Over the past 200 years, large tracts of diverse biomes such as North American grasslands, the northern Kazakh steppe, the Brazilian cerrado, or Ontario’s Carolinian forest zone have been converted to commodity-based agricultural production (Comer et al. 2018; Petrick, Wandel,and Karsten 2013; Oliveira and Hecht 2016; Bowley 2016). The process of clearing more “natural” forms of land cover for commercial agricultural use has significantly compromised the carbon sequestration capacity of terrestrial biomes at the ecosphere scale (Zomer et al. 2017).
In most cases, the carbon sequestration potential of agricultural land cover categories cannot match the potential of well-managed, relatively natural forms of land cover (Deng, Liu, and Shangguan 2014; Yang et al. 2019; Purakayastha, Huggins, and Smith 2008; Castaño-Sánchez et al. 2021). For example, field-based research conducted in a south-central Ontario agricultural landscape demonstrates that areas of remnant forest contained 25% of farm-wide soil carbon even though remnant forest comprised only 15% of land cover at research sites (Mazzorato, Esch, and MacDougall 2022). These findings suggests that field boundary areas under perennial land cover such as trees and grasses provide more carbon sequestration capacity than areas under annual field crops.
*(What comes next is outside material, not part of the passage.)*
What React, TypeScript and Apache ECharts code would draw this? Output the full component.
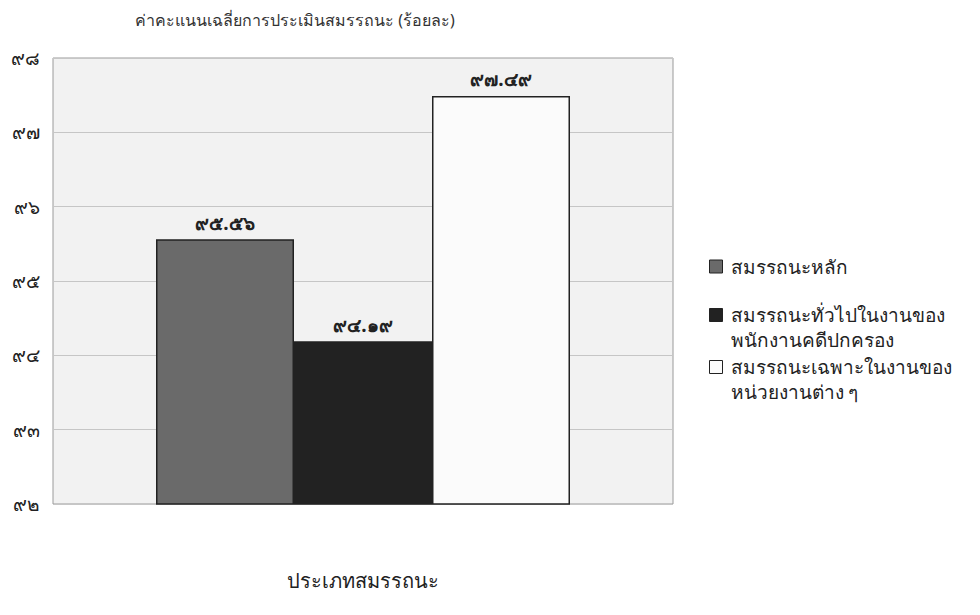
import React, { useEffect, useRef } from "react";
import * as echarts from "echarts";

const categories = [""];
const seriesNames = [
  "สมรรถนะหลัก",
  "สมรรถนะทั่วไปในงานของ\nพนักงานคดีปกครอง",
  "สมรรถนะเฉพาะในงานของ\nหน่วยงานต่าง ๆ",
];
const seriesValues = [95.56, 94.19, 97.49];
const seriesColors = ["#6a6a6a", "#222222", "#fbfbfb"];
const yTicks = [92, 93, 94, 95, 96, 97, 98];
const titleText = "ค่าคะแนนเฉลี่ยการประเมินสมรรถนะ (ร้อยละ)";
const xAxisName = "ประเภทสมรรถนะ";

const thaiDigits = "๐๑๒๓๔๕๖๗๘๙";
const toThai = (s: string) => s.replace(/[0-9]/g, (d) => thaiDigits[Number(d)]);

const FONT = "'Noto Sans', 'DejaVu Sans', sans-serif";
const LINE_H = 25;
const ICON = 13;

const legendTops = [254, 302, 354];

function legendFor(i: number) {
  const lines = seriesNames[i].split("\n").length;
  const h = lines * LINE_H;
  const off = (LINE_H - ICON) / 2;
  const icon =
    lines === 1
      ? "rect"
      : `path://M0,0L0.01,0M0,${off}L${ICON},${off}L${ICON},${off + ICON}L0,${off + ICON}ZM0,${h}L0.01,${h}`;
  return {
    orient: "vertical",
    left: 709,
    top: legendTops[i],
    padding: 0,
    itemWidth: ICON,
    itemHeight: lines === 1 ? ICON : h,
    itemGap: 0,
    data: [{ name: seriesNames[i], icon }],
    textStyle: { fontSize: 19, color: "#222", fontFamily: FONT, lineHeight: LINE_H, padding: [0, 0, 0, 3] },
    itemStyle: { borderColor: "#222", borderWidth: 1 },
  };
}

export default function App() {
  const ref = useRef<HTMLDivElement>(null);
  useEffect(() => {
    if (!ref.current) return;
    const chart = echarts.init(ref.current, undefined, { renderer: "svg" });
    chart.setOption({
      animation: false,
      backgroundColor: "#ffffff",
      textStyle: { fontFamily: FONT },
      title: {
        text: titleText,
        left: 135,
        top: 12,
        padding: 0,
        textStyle: { fontSize: 16, fontWeight: "normal", color: "#333", fontFamily: FONT },
      },
      legend: seriesNames.map((_, i) => legendFor(i)),
      grid: {
        left: 53,
        right: 307,
        top: 58,
        bottom: 111,
        show: true,
        backgroundColor: "#f2f2f2",
        borderColor: "#9a9a9a",
        borderWidth: 1,
      },
      xAxis: {
        type: "category",
        data: categories,
        name: xAxisName,
        nameLocation: "middle",
        nameGap: 66,
        nameTextStyle: { fontSize: 20, color: "#222", fontFamily: FONT },
        axisLine: { show: false },
        axisTick: { show: false },
        axisLabel: { show: false },
      },
      yAxis: {
        type: "value",
        min: yTicks[0],
        max: yTicks[yTicks.length - 1],
        interval: 1,
        axisLine: { show: false },
        axisTick: { show: false },
        axisLabel: {
          formatter: (v: number) => toThai(String(v)),
          fontSize: 19,
          color: "#222",
          margin: 13,
          fontFamily: FONT,
        },
        splitLine: { lineStyle: { color: "#c6c6c6", width: 1 } },
      },
      series: seriesNames.map((name, i) => ({
        name,
        type: "bar",
        data: [seriesValues[i]],
        barWidth: 138,
        barGap: "0%",
        itemStyle: { color: seriesColors[i], borderColor: "#222", borderWidth: 1.5 },
        label: {
          show: true,
          position: "top",
          distance: 7,
          formatter: (p: any) => toThai(Number(p.value).toFixed(2)),
          fontSize: 19,
          fontWeight: "bold",
          color: "#222",
          fontFamily: FONT,
        },
      })),
    });
    return () => chart.dispose();
  }, []);
  return (
    <div
      ref={ref}
      style={{ position: "fixed", left: 0, top: 0, width: 980, height: 615 }}
    />
  );
}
Agricultural landscapes may serve as atmospheric carbon sinks if managed using practices that have been scientifically verified to sequester more carbon than they emit. It is important to stress that climatic and other environmental conditions may override the effects of changes to land use and land cover or shifts made in land management practices (Spengler 2011; Zomer et al. 2017). Recent research also points out that the agricultural sector continues to be a net source of GHG emissions and any practices that may sequester carbon over the long term may not provide additional capacity to sequester carbon from other economic sectors (Schlesinger 2022).
Carbon sequestration occurs in agricultural landscapes via two pathways: above-ground biomass growth and soil-based carbon sequestration. Above-ground biomass growth ties up carbon for relatively short timeframes (even woody biomass) because carbon stored in biomass is released back into the atmospheric carbon pool as plant matter decomposes. Therefore carbon stored as above-ground biomass is not seen as a viable means of long-term carbon sequestration (Zeng et al. 2013).
The second pathway is via soil-based carbon sequestration. Soil-based carbon sequestration occurs when organic forms of carbon are stored in soils for relatively long timeframes. The primary mechanism for sequestering carbon in the soil at longer timescales is via exudatessecreted by plant roots into the soil rhizosphere. Exudates are short-chain starch molecules that serve a variety of purposes in the rhizosphere. In relation to carbon sequestration, exudates can be converted to stable forms of soil carbon by soil microbiota. A secondary mechanism of soil-based carbon sequestration is the decomposition of plant biomass at the soil surface and in the soil profile (Kell 2012; Jones, Nguyen, and Finlay 2009).
The ability of agricultural soils to sequester carbon is determined by two biophysical factors: biotic processes and physical soil structure. Biotic processes of living plants, animals, fungi, and microorganisms drive carbon inputs and outputs in soils. The physical structure of soils is comprised of inorganic and organic particles in the soil profile. Biotic and physical soil properties vary by depth. Upper soil layers closer to the surface are more influenced by the environment and land use and land cover. Most soil carbon is found in soil horizons closer to the surface (O and A soil horizons) (World Bank 2021, 11).
In conclusion, soil-based carbon sequestration is the primary pathway of carbon sequestration in agricultural landscapes. Even with field crop land management practices that promote soil-based carbon sequestration, this may not be enough to offset GHG emissions from within the agriculture sector. More “natural” forms of land cover provide better carbon sequestration capacity than areas of annual crops. To maximize carbon sequestration in agricultural landscapes, more attention should be paid to field boundary areas, pastures, and the conversion of marginal annual cropping areas back to perennial forms of land cover.